Cyan4973 commented 4 years ago

I'm happy to remove HighwayHash from the homepage's benchmark table if it can help

VasiliPupkin256 commented 4 years ago

No answer to the question though. Why only xxHash SSE version is tested in benchmark section? SipHash can be run in merkle tree parallel implementation calculate 4-8 hashes at a time showing bandwidth of around 10GB/s. Not binary compatible but parallel secure and fast. Even the MD5/SHA1 can achieve the speeds of 3 GB/s if run on SSE2 in parallel splitting the input in buckets the same way you do in XXH3 to make it SSE friendly over XXH32.

The idea is simple. XXH32 is not parallel friendly - making a binary incompatible put parallel hash XXH3 and test it on SSE2. SipHash is not parallel friendly - no... we wouldn't test SipTreeHash parallel friendly implementation of it or any other parallel friendly hashes, sorry.

Cyan4973 commented 4 years ago

Why only xxHash SSE version is tested in benchmark section?

As explained at the top of the table :

The open source benchmark program is compiled with clang v10.0 using -O3 flag.

This is the default configuration of gcc and clang for x64. This configuration enables SSE2, but not much more.

VasiliPupkin256 commented 4 years ago

You are asking for SSE2 implementation of secure hashes? Here it is https://github.com/krisprice/simd_md5/blob/master/simd_md5/md5_sse.c Most of the secure hashes can be roughly parallelized the same way, just calculate 4-8 instances of it in SSE wide register splitting input in 64 byte buckets and then combine results. Isn't it the same idea behind XXH3?

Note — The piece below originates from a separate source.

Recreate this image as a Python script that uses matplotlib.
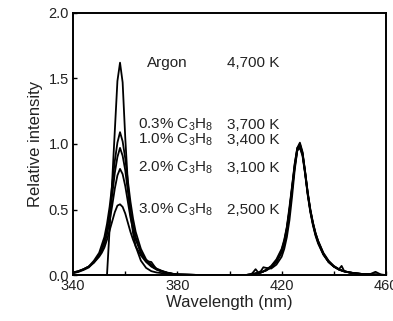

Cyan4973 commented 4 years ago

https://github.com/Cyan4973/xxHash/issues/257#issuecomment-667649862

VasiliPupkin256 commented 4 years ago

In context of XXH32 it is ok. But with introduction of XXH3 which is inherently targeted on SSE2 it looks like a cherry picking of slower scalar competitors. Hence the question I rise in this issue.

Don't you see, XXH3 is targeting the memory bandwidth. It is... I don't know. A comparison of an aircraft carrier to a tank.